Friday, October 22, 2010

This Is Good to Hear

One of my efforts in progress is to record what I feel are great newspaper leads, quotes or descriptions within stories I've read. This is a pure work in progress that is never over. Wake up and buy a paper, and there might be something to marvel at.

Some days are better than others. And some days are all-time classics. Take today for instance. The NYT is not often tongue-in-cheek. Certainly nowhere near as often as the WSJ's A-head pieces that can contain double digit double meanings before you even turn the page. But today, the NYT wins.

This morning, front page, below the fold, the lead under the headline New Way to Help Chickens Cross to Other Side goes:

Shoppers in the supermarket today can buy chicken free of nearly everything but adjectives.

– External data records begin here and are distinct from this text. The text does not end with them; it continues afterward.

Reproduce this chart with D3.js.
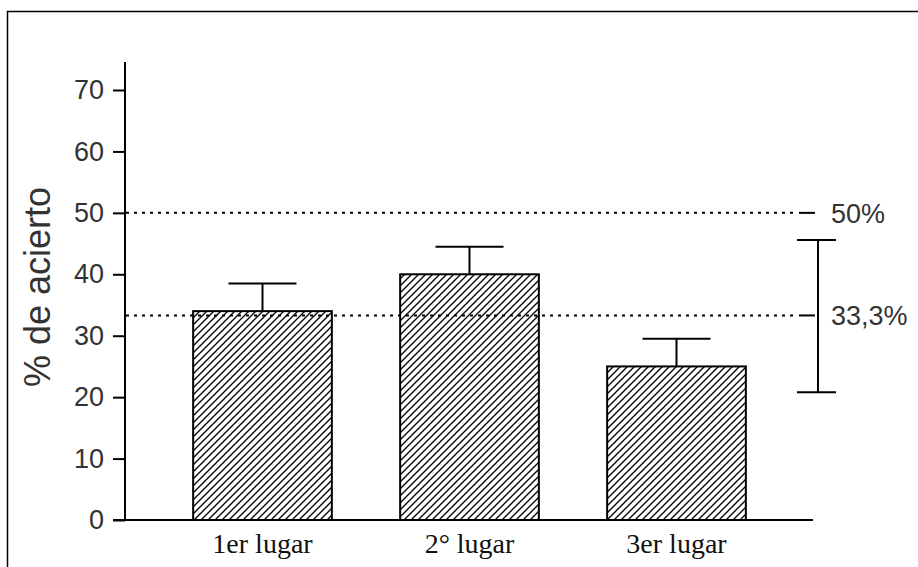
<!DOCTYPE html>
<html>
<head>
<meta charset="utf-8">
<script src="https://cdn.jsdelivr.net/npm/d3@7"></script>
<style>
  body { margin: 0; background: #fff; }
  .serif { font-family: 'DejaVu Serif', 'Liberation Serif', 'Times New Roman', Times, serif; }
  .sans { font-family: 'Liberation Sans', 'DejaVu Sans', sans-serif; }
</style>
</head>
<body>
<div id="chart"></div>
<script>
const categories = ['1er lugar', '2° lugar', '3er lugar']
const values = [34, 40, 25]
const errTop = [38.5, 44.5, 29.5]
const yTicks = [0, 10, 20, 30, 40, 50, 60, 70]
const chanceLevels = [50, 33.3]
const chanceLabels = ['50%', '33,3%']
const rangeBar = [20.8, 45.6]

const svg = d3.select('#chart').append('svg')
  .attr('width', 918).attr('height', 567)

// outer frame
svg.append('rect')
  .attr('x', 7.5).attr('y', 11.5)
  .attr('width', 1000).attr('height', 1000)
  .attr('fill', 'none').attr('stroke', '#000').attr('stroke-width', 1.5)

const defs = svg.append('defs')
defs.append('pattern')
  .attr('id', 'hatch')
  .attr('patternUnits', 'userSpaceOnUse')
  .attr('width', 7).attr('height', 7)
  .append('path')
  .attr('d', 'M0,7 L7,0 M-1,1 L1,-1 M6,8 L8,6')
  .attr('stroke', '#000').attr('stroke-width', 1.3)

const y = d3.scaleLinear().domain([0, 70]).range([520, 90])
const x = d3.scaleBand().domain(categories)
  .range([159, 780]).paddingInner(0.33).paddingOuter(0.165)

// y axis
const yAxis = d3.axisLeft(y).tickValues(yTicks).tickSize(12).tickPadding(9)
const gy = svg.append('g').attr('transform', 'translate(125,0)').call(yAxis)
gy.attr('font-family', null)
gy.select('.domain').remove()
gy.selectAll('.tick line').attr('stroke-width', 2)
gy.selectAll('.tick text')
  .attr('class', 'sans')
  .attr('font-size', '27px').attr('fill', '#333')
svg.append('line')
  .attr('x1', 125).attr('x2', 125).attr('y1', 62).attr('y2', 521)
  .attr('stroke', '#000').attr('stroke-width', 2)

// x axis baseline
svg.append('line')
  .attr('x1', 113).attr('x2', 813).attr('y1', y(0)).attr('y2', y(0))
  .attr('stroke', '#000').attr('stroke-width', 2)

// chance lines
svg.selectAll('.chance')
  .data(chanceLevels)
  .enter().append('line')
  .attr('x1', 126).attr('x2', 797)
  .attr('y1', d => y(d)).attr('y2', d => y(d))
  .attr('stroke', '#000').attr('stroke-width', 2)
  .attr('stroke-dasharray', '3,5')
svg.selectAll('.chance-end')
  .data(chanceLevels)
  .enter().append('line')
  .attr('x1', 799).attr('x2', 815)
  .attr('y1', d => y(d)).attr('y2', d => y(d))
  .attr('stroke', '#000').attr('stroke-width', 2)
svg.selectAll('.chance-label')
  .data(chanceLevels)
  .enter().append('text')
  .attr('class', 'sans')
  .attr('x', 831).attr('y', d => y(d))
  .attr('dy', '0.36em')
  .attr('font-size', '27px').attr('fill', '#333')
  .text((d, i) => chanceLabels[i])

// error bars
svg.selectAll('.err')
  .data(categories)
  .enter().append('line')
  .attr('x1', d => x(d) + x.bandwidth() / 2)
  .attr('x2', d => x(d) + x.bandwidth() / 2)
  .attr('y1', (d, i) => y(values[i]))
  .attr('y2', (d, i) => y(errTop[i]))
  .attr('stroke', '#000').attr('stroke-width', 2)
svg.selectAll('.cap')
  .data(categories)
  .enter().append('line')
  .attr('x1', d => x(d) + x.bandwidth() / 2 - 34)
  .attr('x2', d => x(d) + x.bandwidth() / 2 + 34)
  .attr('y1', (d, i) => y(errTop[i]))
  .attr('y2', (d, i) => y(errTop[i]))
  .attr('stroke', '#000').attr('stroke-width', 2)

// bars
svg.selectAll('.bar')
  .data(categories)
  .enter().append('rect')
  .attr('x', d => x(d))
  .attr('width', x.bandwidth())
  .attr('y', (d, i) => y(values[i]))
  .attr('height', (d, i) => y(0) - y(values[i]))
  .attr('fill', 'url(#hatch)')
  .attr('stroke', '#000').attr('stroke-width', 2)

// category labels
svg.selectAll('.cat')
  .data(categories)
  .enter().append('text')
  .attr('class', 'serif')
  .attr('x', d => x(d) + x.bandwidth() / 2)
  .attr('y', 553)
  .attr('text-anchor', 'middle')
  .style('font-family', "'Liberation Serif', 'DejaVu Serif', serif")
  .attr('font-size', '28px').attr('fill', '#111')
  .text(d => d)

// range bar on the right
const rx = 818
svg.append('line')
  .attr('x1', rx).attr('x2', rx)
  .attr('y1', y(rangeBar[0])).attr('y2', y(rangeBar[1]))
  .attr('stroke', '#000').attr('stroke-width', 2)
svg.selectAll('.rcap')
  .data(rangeBar)
  .enter().append('line')
  .attr('x1', rx - 21).attr('x2', rx + 18)
  .attr('y1', d => y(d)).attr('y2', d => y(d))
  .attr('stroke', '#000').attr('stroke-width', 2)

// y label
svg.append('text')
  .attr('class', 'sans')
  .attr('transform', 'translate(50,287) rotate(-90)')
  .attr('text-anchor', 'middle')
  .attr('font-size', '36px').attr('fill', '#333')
  .text('% de acierto')
</script>
</body>
</html>
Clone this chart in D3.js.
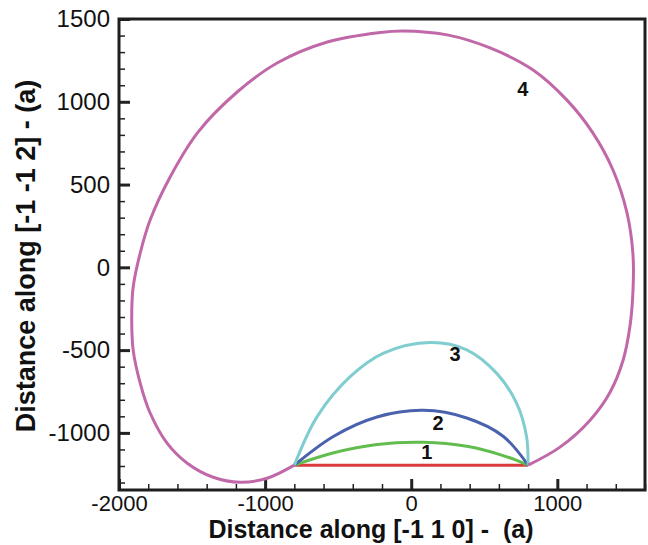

It comes free-range, cage-free, antibiotic-free, raised on vegetarian feed, organic, even air-chilled.

Coming soon: stress-free?

This is certainly enough to grab your attention. No real hint of what's to come. Just wait. The headline will come into focus.

"...are preparing to switch to a system of killing their birds that they consider more humane. The new system uses carbon dioxide gas to gently render them unconscious before they are hung by their feet to have their throats slit..."

Until now, chicken nuggets never brought out images of what it might be like to be in a Turkish prison.

The story goes on, complete with a picture of the new gassing apparatus. The story is so good that the quote of the day comes from the end of the article. It seems the technique, while not completely new in all countries, creates some marketing challenges. How do you brag about killing chickens? "People don't want to know too much," Marc Cooper, of the Royal Society for the Prevention of Cruelty to Animals is quoted as saying when discussing methods for slaughtering chickens.

Just a few days ago the NYT Quote of the Day came from the story about people who were living to be a 100 and their observations on how they got there. Secrets of the Centenarians appeared in Tuesday's Science Times section as the page one story. Three of the four nicely pictured people on the page are female, so the "survived by" tilt to women is again borne out.

I always thought it was a funny question that had no real answer when someone would interview one of these people and always ask what is their secret to their longevity. I always wanted to hear someone say is wasn't the oatmeal they ate for 60 years, but really rather just the fact that they kept breathing, hadn't died, and were still here. Turns out, someone did answer it that way.

"There's no secret about it really, You just don't die and you get to be 100," is how Hazel Miller answered the inevitable question. Brava Hazel. You told it like it is.

If you do think about it though, a chicken never gets quoted on what it's like to be a 100.